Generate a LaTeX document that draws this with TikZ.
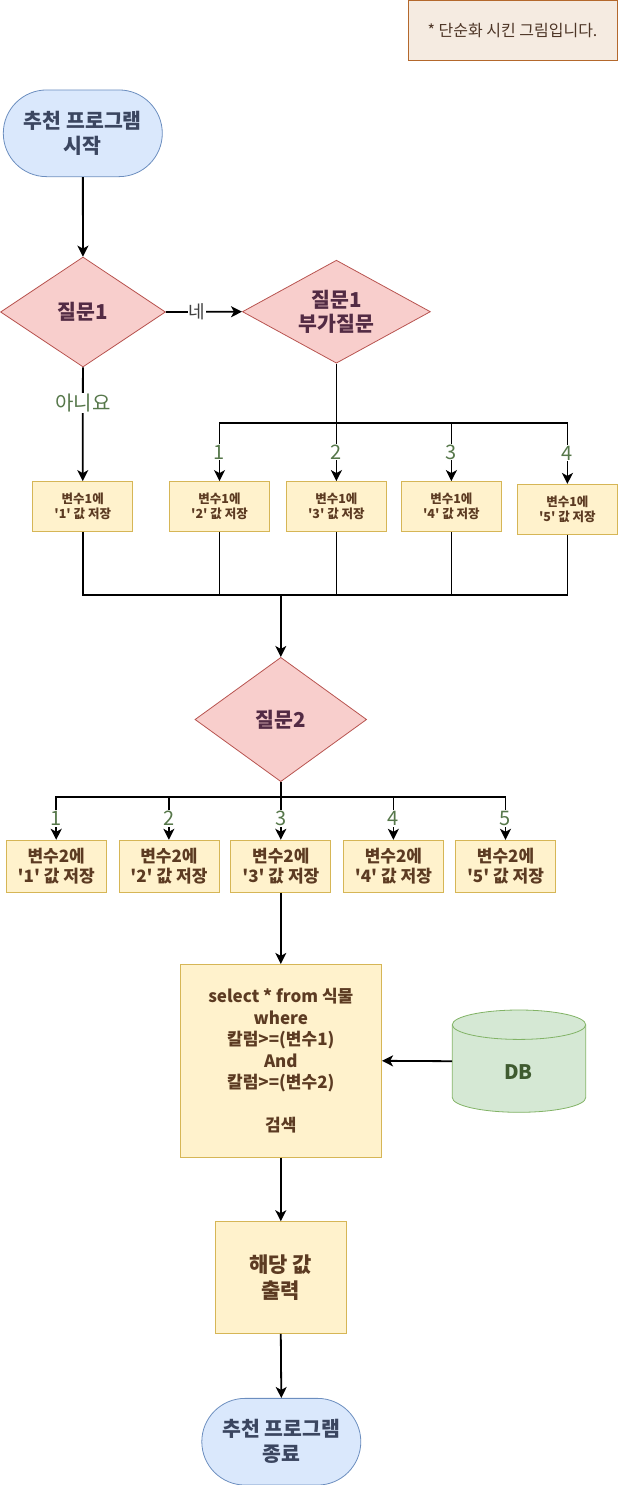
\documentclass[tikz,border=0pt]{standalone}
\usepackage{fontspec}
\newfontfamily\kr{Noto Sans CJK KR}
\usetikzlibrary{shapes.geometric,shapes.misc,arrows.meta}
\definecolor{termfill}{HTML}{DAE8FC}
\definecolor{termline}{HTML}{6C8EBF}
\definecolor{termtext}{HTML}{3B4660}
\definecolor{decfill}{HTML}{F8CECC}
\definecolor{decline}{HTML}{B85450}
\definecolor{dectext}{HTML}{532B44}
\definecolor{procfill}{HTML}{FFF2CC}
\definecolor{procline}{HTML}{D6B656}
\definecolor{proctext}{HTML}{5C3B22}
\definecolor{dbfill}{HTML}{D5E8D4}
\definecolor{dbline}{HTML}{82B366}
\definecolor{dbtext}{HTML}{3F5B30}
\definecolor{notefill}{HTML}{F5EBE1}
\definecolor{noteline}{HTML}{B4682C}
\definecolor{notetext}{HTML}{4D3526}
\definecolor{labgreen}{HTML}{56774A}
\definecolor{labgray}{HTML}{404040}
\begin{document}
\begin{tikzpicture}[x=1pt,y=-1pt,
  term/.style={rounded rectangle, draw=termline, fill=termfill, line width=0.8pt, text=termtext,
    font=\kr\bfseries\fontsize{20.5}{25}\selectfont, align=center, inner sep=0pt,
    minimum width=159pt, minimum height=86.7pt},
  dec/.style={diamond, draw=decline, fill=decfill, line width=0.8pt, text=dectext,
    font=\kr\bfseries\fontsize{20.5}{23.5}\selectfont, align=center, inner sep=0pt},
  proc/.style={rectangle, draw=procline, fill=procfill, line width=0.8pt, text=proctext,
    align=center, inner sep=0pt},
  smallbox/.style={proc, minimum width=100pt, minimum height=50pt,
    font=\kr\bfseries\fontsize{12.5}{15.5}\selectfont},
  midbox/.style={proc, minimum width=100pt, minimum height=52pt,
    font=\kr\bfseries\fontsize{17}{20.5}\selectfont},
  conn/.style={line width=1.8pt, draw=black},
  arr/.style={conn, -{Stealth[length=11pt,width=11pt,inset=3pt]}},
  lab/.style={fill=white, text=labgreen, font=\kr\fontsize{20}{22}\selectfont, inner sep=1pt}
]
\useasboundingbox (0,0) rectangle (618,1485);

% note
\node[draw=noteline, fill=notefill, line width=0.8pt, text=notetext, inner sep=0pt,
  minimum width=209pt, minimum height=60.7pt, font=\kr\fontsize{16}{18}\selectfont]
  (note) at (512.5,30.3) {* 단순화 시킨 그림입니다.};

% start
\node[term] (start) at (82.8,133.3) {추천 프로그램\\시작};

% question 1
\node[dec, minimum width=165pt, minimum height=110pt] (q1) at (83,312) {질문1};
\node[dec, shape aspect=1.8, minimum width=188pt, minimum height=103pt] (q1b) at (336.4,311.7) {질문1\\부가질문};

% variable 1 boxes
\node[smallbox] (a1) at (82.7,506.5) {변수1에\\'1' 값 저장};
\node[smallbox] (a2) at (219.5,506.5) {변수1에\\'2' 값 저장};
\node[smallbox] (a3) at (336.4,506.5) {변수1에\\'3' 값 저장};
\node[smallbox] (a4) at (451.4,506.5) {변수1에\\'4' 값 저장};
\node[smallbox] (a5) at (567.4,509.3) {변수1에\\'5' 값 저장};

% question 2
\node[dec, minimum width=171.7pt, minimum height=124.3pt] (q2) at (280.8,719.5) {질문2};

% variable 2 boxes
\node[midbox] (b1) at (56.2,866.2) {변수2에\\'1' 값 저장};
\node[midbox] (b2) at (168.9,866.2) {변수2에\\'2' 값 저장};
\node[midbox] (b3) at (280.8,866.2) {변수2에\\'3' 값 저장};
\node[midbox] (b4) at (393.4,866.2) {변수2에\\'4' 값 저장};
\node[midbox] (b5) at (505.5,866.2) {변수2에\\'5' 값 저장};

% select box
\node[proc, minimum width=201.7pt, minimum height=193pt,
  font=\kr\bfseries\fontsize{17}{21.5}\selectfont]
  (sel) at (280.8,1060.8) {select * from 식물\\where\\칼럼>=(변수1)\\And\\칼럼>=(변수2)\\[21.5pt]검색};

% DB cylinder
\node[minimum width=133.4pt, minimum height=102.3pt, inner sep=0pt] (db) at (519,1061.2) {};
\path[fill=dbfill, draw=dbline, line width=0.8pt]
  (452.3,1024.7) -- (452.3,1097.6)
  .. controls (452.3,1105.7) and (482.2,1112.3) .. (519,1112.3)
  .. controls (555.8,1112.3) and (585.7,1105.7) .. (585.7,1097.6)
  -- (585.7,1024.7)
  .. controls (585.7,1016.6) and (555.8,1010) .. (519,1010)
  .. controls (482.2,1010) and (452.3,1016.6) .. (452.3,1024.7) -- cycle;
\draw[dbline, line width=0.8pt]
  (452.3,1024.7) .. controls (452.3,1032.8) and (482.2,1039.4) .. (519,1039.4)
  .. controls (555.8,1039.4) and (585.7,1032.8) .. (585.7,1024.7);
\node[text=dbtext, font=\kr\bfseries\fontsize{20}{22}\selectfont] (dbl) at (518.3,1071.7) {DB};

% output and end
\node[proc, minimum width=130.3pt, minimum height=111.7pt,
  font=\kr\bfseries\fontsize{21}{25.5}\selectfont] (out) at (280.8,1277.5) {해당 값\\출력};
\node[term] (end) at (281.3,1441.7) {추천 프로그램\\종료};

% connectors
\draw[arr] (start) -- (q1);
\draw[arr] (q1.east) -- node[pos=0.41, fill=white, text=labgray, inner sep=1pt,
  font=\kr\fontsize{18}{20}\selectfont] {네} (q1b.west);
\draw[arr] (q1) -- node[lab, pos=0.31] {아니요} (a1);

\coordinate (bus1) at (336.4,422.7);
\draw[conn] (q1b.south) -- (bus1);
\draw[arr] (bus1) -| node[lab, pos=0.75] {1} (a2.north);
\draw[arr] (bus1) -- node[lab, pos=0.5] {2} (a3.north);
\draw[arr] (bus1) -| node[lab, pos=0.75] {3} (a4.north);
\draw[arr] (bus1) -| node[lab, pos=0.75] {4} (a5.north);

\coordinate (m1) at (280.8,595);
\draw[conn] (a1.south) |- (m1);
\draw[conn] (a2.south) |- (m1);
\draw[conn] (a3.south) |- (m1);
\draw[conn] (a4.south) |- (m1);
\draw[conn] (a5.south) |- (m1);
\draw[arr] (m1) -- (q2.north);

\coordinate (bus2) at (280.8,797.3);
\draw[conn] (q2.south) -- (bus2);
\draw[arr] (bus2) -| node[lab, pos=0.75] {1} (b1.north);
\draw[arr] (bus2) -| node[lab, pos=0.75] {2} (b2.north);
\draw[arr] (bus2) -- node[lab, pos=0.5] {3} (b3.north);
\draw[arr] (bus2) -| node[lab, pos=0.75] {4} (b4.north);
\draw[arr] (bus2) -| node[lab, pos=0.75] {5} (b5.north);

\draw[arr] (b3.south) -- (sel.north);
\draw[arr] (db.west) -- (sel.east);
\draw[arr] (sel.south) -- (out.north);
\draw[arr] (out.south) -- (end.north);
\end{tikzpicture}
\end{document}
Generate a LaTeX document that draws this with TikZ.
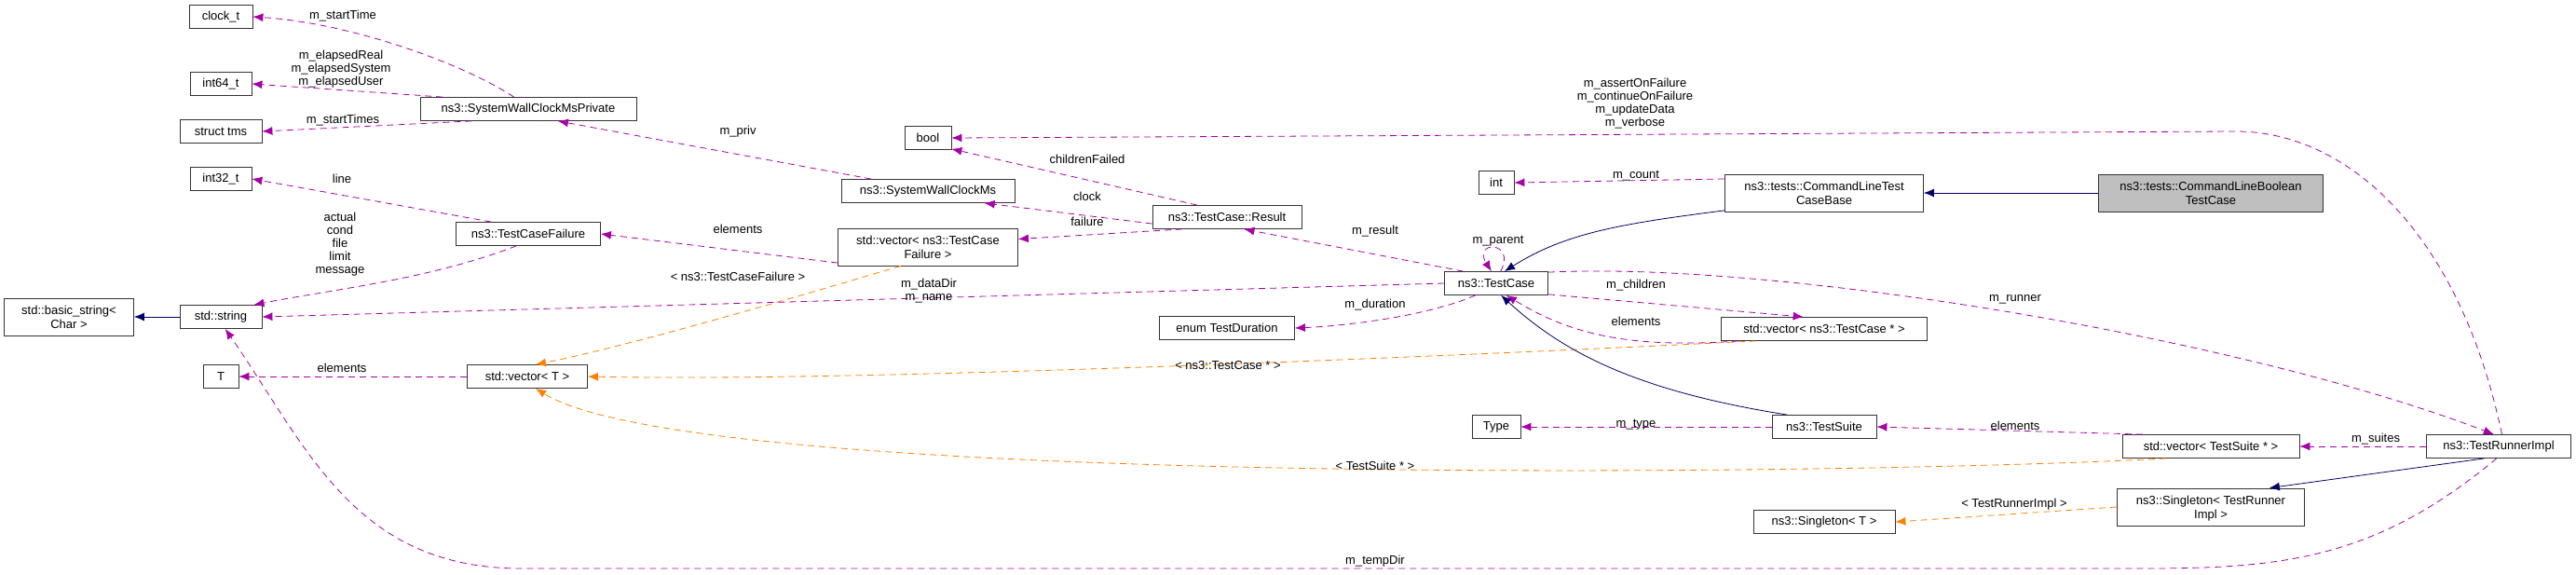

****************

To do:
Using the records above, retype everything exactly except the pictures.

Full output:
Generate a LaTeX document that draws this with TikZ.
\documentclass[tikz,border=0pt]{standalone}
\usepackage{fontspec}
\newfontfamily\kr{Noto Sans CJK KR}
\usetikzlibrary{shapes.geometric,shapes.misc,arrows.meta}
\definecolor{termfill}{HTML}{DAE8FC}
\definecolor{termline}{HTML}{6C8EBF}
\definecolor{termtext}{HTML}{3B4660}
\definecolor{decfill}{HTML}{F8CECC}
\definecolor{decline}{HTML}{B85450}
\definecolor{dectext}{HTML}{532B44}
\definecolor{procfill}{HTML}{FFF2CC}
\definecolor{procline}{HTML}{D6B656}
\definecolor{proctext}{HTML}{5C3B22}
\definecolor{dbfill}{HTML}{D5E8D4}
\definecolor{dbline}{HTML}{82B366}
\definecolor{dbtext}{HTML}{3F5B30}
\definecolor{notefill}{HTML}{F5EBE1}
\definecolor{noteline}{HTML}{B4682C}
\definecolor{notetext}{HTML}{4D3526}
\definecolor{labgreen}{HTML}{56774A}
\definecolor{labgray}{HTML}{404040}
\begin{document}
\begin{tikzpicture}[x=1pt,y=-1pt,
  term/.style={rounded rectangle, draw=termline, fill=termfill, line width=0.8pt, text=termtext,
    font=\kr\bfseries\fontsize{20.5}{25}\selectfont, align=center, inner sep=0pt,
    minimum width=159pt, minimum height=86.7pt},
  dec/.style={diamond, draw=decline, fill=decfill, line width=0.8pt, text=dectext,
    font=\kr\bfseries\fontsize{20.5}{23.5}\selectfont, align=center, inner sep=0pt},
  proc/.style={rectangle, draw=procline, fill=procfill, line width=0.8pt, text=proctext,
    align=center, inner sep=0pt},
  smallbox/.style={proc, minimum width=100pt, minimum height=50pt,
    font=\kr\bfseries\fontsize{12.5}{15.5}\selectfont},
  midbox/.style={proc, minimum width=100pt, minimum height=52pt,
    font=\kr\bfseries\fontsize{17}{20.5}\selectfont},
  conn/.style={line width=1.8pt, draw=black},
  arr/.style={conn, -{Stealth[length=11pt,width=11pt,inset=3pt]}},
  lab/.style={fill=white, text=labgreen, font=\kr\fontsize{20}{22}\selectfont, inner sep=1pt}
]
\useasboundingbox (0,0) rectangle (618,1485);

% note
\node[draw=noteline, fill=notefill, line width=0.8pt, text=notetext, inner sep=0pt,
  minimum width=209pt, minimum height=60.7pt, font=\kr\fontsize{16}{18}\selectfont]
  (note) at (512.5,30.3) {* 단순화 시킨 그림입니다.};

% start
\node[term] (start) at (82.8,133.3) {추천 프로그램\\시작};

% question 1
\node[dec, minimum width=165pt, minimum height=110pt] (q1) at (83,312) {질문1};
\node[dec, shape aspect=1.8, minimum width=188pt, minimum height=103pt] (q1b) at (336.4,311.7) {질문1\\부가질문};

% variable 1 boxes
\node[smallbox] (a1) at (82.7,506.5) {변수1에\\'1' 값 저장};
\node[smallbox] (a2) at (219.5,506.5) {변수1에\\'2' 값 저장};
\node[smallbox] (a3) at (336.4,506.5) {변수1에\\'3' 값 저장};
\node[smallbox] (a4) at (451.4,506.5) {변수1에\\'4' 값 저장};
\node[smallbox] (a5) at (567.4,509.3) {변수1에\\'5' 값 저장};

% question 2
\node[dec, minimum width=171.7pt, minimum height=124.3pt] (q2) at (280.8,719.5) {질문2};

% variable 2 boxes
\node[midbox] (b1) at (56.2,866.2) {변수2에\\'1' 값 저장};
\node[midbox] (b2) at (168.9,866.2) {변수2에\\'2' 값 저장};
\node[midbox] (b3) at (280.8,866.2) {변수2에\\'3' 값 저장};
\node[midbox] (b4) at (393.4,866.2) {변수2에\\'4' 값 저장};
\node[midbox] (b5) at (505.5,866.2) {변수2에\\'5' 값 저장};

% select box
\node[proc, minimum width=201.7pt, minimum height=193pt,
  font=\kr\bfseries\fontsize{17}{21.5}\selectfont]
  (sel) at (280.8,1060.8) {select * from 식물\\where\\칼럼>=(변수1)\\And\\칼럼>=(변수2)\\[21.5pt]검색};

% DB cylinder
\node[minimum width=133.4pt, minimum height=102.3pt, inner sep=0pt] (db) at (519,1061.2) {};
\path[fill=dbfill, draw=dbline, line width=0.8pt]
  (452.3,1024.7) -- (452.3,1097.6)
  .. controls (452.3,1105.7) and (482.2,1112.3) .. (519,1112.3)
  .. controls (555.8,1112.3) and (585.7,1105.7) .. (585.7,1097.6)
  -- (585.7,1024.7)
  .. controls (585.7,1016.6) and (555.8,1010) .. (519,1010)
  .. controls (482.2,1010) and (452.3,1016.6) .. (452.3,1024.7) -- cycle;
\draw[dbline, line width=0.8pt]
  (452.3,1024.7) .. controls (452.3,1032.8) and (482.2,1039.4) .. (519,1039.4)
  .. controls (555.8,1039.4) and (585.7,1032.8) .. (585.7,1024.7);
\node[text=dbtext, font=\kr\bfseries\fontsize{20}{22}\selectfont] (dbl) at (518.3,1071.7) {DB};

% output and end
\node[proc, minimum width=130.3pt, minimum height=111.7pt,
  font=\kr\bfseries\fontsize{21}{25.5}\selectfont] (out) at (280.8,1277.5) {해당 값\\출력};
\node[term] (end) at (281.3,1441.7) {추천 프로그램\\종료};

% connectors
\draw[arr] (start) -- (q1);
\draw[arr] (q1.east) -- node[pos=0.41, fill=white, text=labgray, inner sep=1pt,
  font=\kr\fontsize{18}{20}\selectfont] {네} (q1b.west);
\draw[arr] (q1) -- node[lab, pos=0.31] {아니요} (a1);

\coordinate (bus1) at (336.4,422.7);
\draw[conn] (q1b.south) -- (bus1);
\draw[arr] (bus1) -| node[lab, pos=0.75] {1} (a2.north);
\draw[arr] (bus1) -- node[lab, pos=0.5] {2} (a3.north);
\draw[arr] (bus1) -| node[lab, pos=0.75] {3} (a4.north);
\draw[arr] (bus1) -| node[lab, pos=0.75] {4} (a5.north);

\coordinate (m1) at (280.8,595);
\draw[conn] (a1.south) |- (m1);
\draw[conn] (a2.south) |- (m1);
\draw[conn] (a3.south) |- (m1);
\draw[conn] (a4.south) |- (m1);
\draw[conn] (a5.south) |- (m1);
\draw[arr] (m1) -- (q2.north);

\coordinate (bus2) at (280.8,797.3);
\draw[conn] (q2.south) -- (bus2);
\draw[arr] (bus2) -| node[lab, pos=0.75] {1} (b1.north);
\draw[arr] (bus2) -| node[lab, pos=0.75] {2} (b2.north);
\draw[arr] (bus2) -- node[lab, pos=0.5] {3} (b3.north);
\draw[arr] (bus2) -| node[lab, pos=0.75] {4} (b4.north);
\draw[arr] (bus2) -| node[lab, pos=0.75] {5} (b5.north);

\draw[arr] (b3.south) -- (sel.north);
\draw[arr] (db.west) -- (sel.east);
\draw[arr] (sel.south) -- (out.north);
\draw[arr] (out.south) -- (end.north);
\end{tikzpicture}
\end{document}
Generate a LaTeX document that draws this with TikZ.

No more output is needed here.